Anonymous 0 Comments

Wood is a large collection of different molecules bonded in various ways. Instead of melting, if you apply sufficient heat to wood those bonds start to break down and the molecules get broken into different forms. Some of the result will be a liquid and flow or boil away, others will sublimate into gases directly, others will remain solid and require far more heat before they break down and go through similar processes. Plenty of the processes would be anaerobic and would happen regardless of oxygen.

Anonymous 0 Comments

Wood is a very complex material made of various organic compounds that melt or break apart at different temperatures.

If you were to heat wood in an environment with no oxygen various chemical reactions will occur.

First the water and lightweight volatile materials will boil out.
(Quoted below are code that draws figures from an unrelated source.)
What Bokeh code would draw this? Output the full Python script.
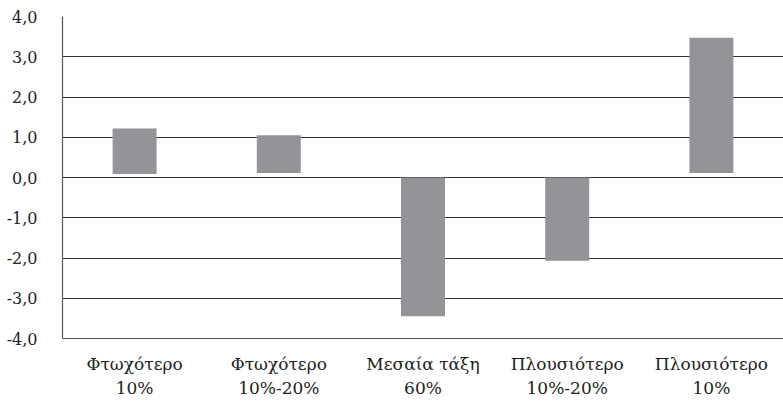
from bokeh.plotting import figure
from bokeh.models import FactorRange, Range1d, FixedTicker, ColumnDataSource
from bokeh.embed import file_html
from bokeh.resources import INLINE

groups = ["Φτωχότερο", "Φτωχότερο", "Μεσαία τάξη", "Πλουσιότερο", "Πλουσιότερο"]
shares = ["10%", "10%-20%", "60%", "10%-20%", "10%"]
bar_bottom = [0.09, 0.11, 0.0, 0.0, 0.11]
bar_top = [1.22, 1.05, -3.45, -2.07, 3.47]
y_ticks = [-4, -3, -2, -1, 0, 1, 2, 3, 4]
y_tick_labels = ["-4,0", "-3,0", "-2,0", "-1,0", "0,0", "1,0", "2,0", "3,0", "4,0"]

factors = [g + "\n" + s for g, s in zip(groups, shares)]
src = ColumnDataSource(dict(x=factors, bottom=bar_bottom, top=bar_top))

FONT = "'DejaVu Serif', serif"

p = figure(x_range=FactorRange(*factors, range_padding=0), y_range=Range1d(-4, 4),
           frame_width=721, frame_height=322,
           min_border_left=62, min_border_right=0, min_border_top=16, min_border_bottom=56,
           output_backend="svg", toolbar_location=None)

p.vbar(x="x", bottom="bottom", top="top", width=0.305, source=src,
       fill_color="#939498", line_color=None)

p.outline_line_color = None
p.background_fill_color = "white"
p.border_fill_color = "white"

p.xgrid.grid_line_color = None
p.ygrid.grid_line_color = "#333333"
p.ygrid.grid_line_width = 1.2
p.yaxis.ticker = FixedTicker(ticks=y_ticks)
p.yaxis.major_label_overrides = {t: l for t, l in zip(y_ticks, y_tick_labels)}
p.yaxis.major_tick_line_color = None
p.yaxis.minor_tick_line_color = None
p.yaxis.axis_line_color = "#555555"
p.yaxis.axis_line_width = 1.2
p.yaxis.major_label_standoff = 19
p.yaxis.major_label_text_font = FONT
p.yaxis.major_label_text_font_size = "16px"
p.yaxis.major_label_text_color = "#222222"

p.xaxis.major_tick_line_color = None
p.xaxis.axis_line_color = "#555555"
p.xaxis.axis_line_width = 1.2
p.xaxis.major_label_standoff = 9
p.xaxis.major_label_text_font = FONT
p.xaxis.major_label_text_font_size = "17px"
p.xaxis.major_label_text_color = "#222222"

open("out.html", "w").write(file_html(p, INLINE))
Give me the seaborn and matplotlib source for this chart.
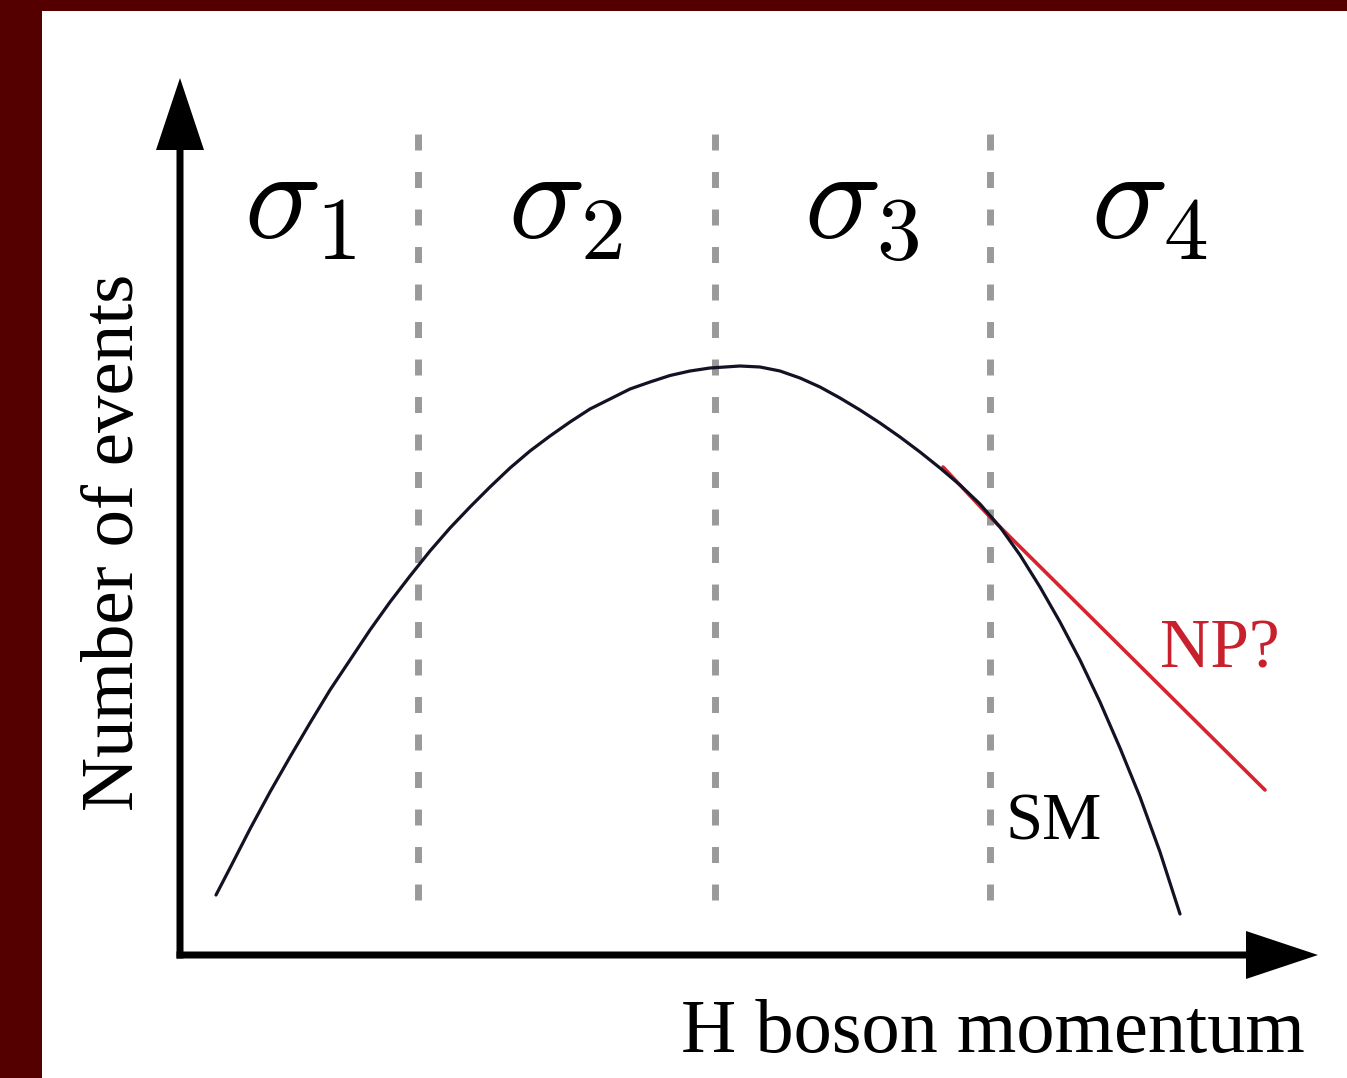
import matplotlib
matplotlib.use("Agg")
import matplotlib.pyplot as plt
from matplotlib.patches import Rectangle
import seaborn as sns
import pandas as pd

# Standard Model spectrum: H boson momentum vs number of events (arbitrary units)
sm_momentum = [0.36, 0.50, 0.70, 0.90, 1.10, 1.30, 1.50, 1.70, 1.90, 2.10,
               2.30, 2.50, 2.70, 2.90, 3.10, 3.30, 3.50, 3.70, 3.90, 4.10,
               4.30, 4.50, 4.70, 4.90, 5.10, 5.30, 5.60, 5.80, 6.00, 6.20,
               6.40, 6.60, 6.80, 7.00, 7.20, 7.40, 7.60, 7.80, 8.00, 8.20,
               8.40, 8.60, 8.80, 9.00, 9.20, 9.40, 9.60, 9.80, 10.00]
sm_events = [0.60, 0.87, 1.26, 1.63, 1.98, 2.32, 2.65, 2.95, 3.25, 3.53,
             3.79, 4.04, 4.27, 4.48, 4.68, 4.87, 5.04, 5.19, 5.33, 5.46,
             5.56, 5.66, 5.73, 5.795, 5.84, 5.87, 5.89, 5.88, 5.84, 5.77,
             5.68, 5.57, 5.45, 5.32, 5.18, 5.03, 4.87, 4.70, 4.51, 4.28,
             4.00, 3.68, 3.33, 2.95, 2.53, 2.07, 1.58, 1.03, 0.41]

# Possible new-physics enhancement in the high-momentum tail
np_momentum = [7.63, 8.10, 10.85]
np_events = [4.88, 4.38, 1.65]

# Bin boundaries and bin labels
bin_edges = [2.38, 5.35, 8.10]
bin_label_pos = [1.20, 3.86, 6.82, 9.70]
bin_labels = [r"$\sigma_1$", r"$\sigma_2$", r"$\sigma_3$", r"$\sigma_4$"]

sns.set_theme(style="white")
plt.rcParams["font.family"] = ["Liberation Serif", "DejaVu Serif"]
plt.rcParams["mathtext.fontset"] = "cm"

fig = plt.figure(figsize=(13.47, 10.78), dpi=100, facecolor="white")
ax = fig.add_axes([0, 0, 1, 1])

# dark red frame on the left and top edges
border = "#550000"
fig.patches.append(Rectangle((0, 0), 42 / 1347, 1, transform=fig.transFigure,
                             facecolor=border, edgecolor="none", zorder=10))
fig.patches.append(Rectangle((0, 1 - 11 / 1078), 1, 11 / 1078, transform=fig.transFigure,
                             facecolor=border, edgecolor="none", zorder=10))

# bin boundaries
for xb in bin_edges:
    ax.plot([xb, xb], [0.55, 8.30], color="#9a9a9a", lw=5.0,
            dashes=(2.3, 3.1), solid_capstyle="butt", dash_capstyle="butt", zorder=1)

# SM curve
sm_df = pd.DataFrame({"momentum": sm_momentum, "events": sm_events})
sns.lineplot(data=sm_df, x="momentum", y="events", ax=ax, color="#121224",
             linewidth=2.3, sort=False, estimator=None, zorder=3)

# NP line
np_df = pd.DataFrame({"momentum": np_momentum, "events": np_events})
sns.lineplot(data=np_df, x="momentum", y="events", ax=ax, color="#d8232e",
             linewidth=2.6, sort=False, estimator=None, zorder=2)

ax.set_xlim(-1.80, 11.67)
ax.set_ylim(-1.23, 9.55)
ax.axis("off")

# axes with arrow heads
arrow_kw = dict(width=0.07, head_width=0.48, head_length=0.72,
                length_includes_head=True, color="black", lw=0, zorder=4)
ax.arrow(0, -0.035, 0, 8.805, **arrow_kw)
ax.arrow(-0.035, 0, 11.415, 0, **arrow_kw)

# bin labels
for xp, lab in zip(bin_label_pos, bin_labels):
    ax.text(xp, 7.47, lab, fontsize=92, ha="center", va="center", color="black")

# axis titles
ax.text(-0.65, 4.13, "Number of events", rotation=90, fontsize=54,
        ha="center", va="center", color="black")
ax.text(11.25, -0.97, "H boson momentum", fontsize=55,
        ha="right", va="baseline", color="black")

# curve annotations
ax.text(8.25, 1.15, "SM", fontsize=48, ha="left", va="baseline", color="black")
ax.text(9.80, 2.87, "NP?", fontsize=50, ha="left", va="baseline", color="#c8202c")

fig.savefig("out.png", dpi=100, facecolor="white")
Then, the hydrocarbon structure of the wood will start to turn into charcoal.

If there is adequate sap or resin it will leach out as pine tar.

Increasing the temperature will cause other compounds to break down and eventually evaporate until you are left with a lump of carbon which won’t start to melt until over 3300 degrees Celsius.

Anonymous 0 Comments

In addition to what others have said, some pure substances of only one molecule type, such as in the case of dry ice aka frozen solid carbon dioxide, does not have a liquid stage.

It is called sublimation when a substance directly transitions from a solid to a gas state, and while that is not quite what wood is going through when it is heated into charcoal, the point is that not everything “melts” into a liquid form above its solid state temperature.

Anonymous 0 Comments

Feels like we have the same question asked here as we dod a few hours ago, that one was why we can’t melt diamonds like glass.

For the same reason, wood and other plants are fiber based, those fibers break down to complex carbon chains. Carbon as explained earlier, at our atmospheric pressures, doesn’t have a liquid phase. There’s solid, and gas, add energy to carbon and it gets hot then burns. The same is said for wood.

Take plants and compress for millions of years and you end up with fossilized hydrocarbons, aka crude oil. The closest we’d be able to find liquid wood on this planet.

Anonymous 0 Comments

Wood is not a single substance. wood is made up of thousands of different compounds, each with different melting points (in fact, some organic compounds don’t have melting points at all; they decompose into different molecules if you try to heat/pressurize them too much), so wood doesn’t have a melting point in the same way that water, iron, and salt do, since wood isn’t a single compound like those other things.

If you heat up a piece of wood in the presence of oxygen, the wood will just burn (i.e., undergo combustion, a permanent chemical reaction) and you’ll be left with carbon and a whole bunch of other gasses like carbon monoxide, carbon dioxide, sulfur oxides, and nitrogen oxides.

If you heat up wood in a vacuum or otherwise not in the presence of oxygen, the individual chemicals that make up wood will either melt individually, react, or decompose. Mostly, you’ll end up with carbon dioxide, water vapor, and and carbon.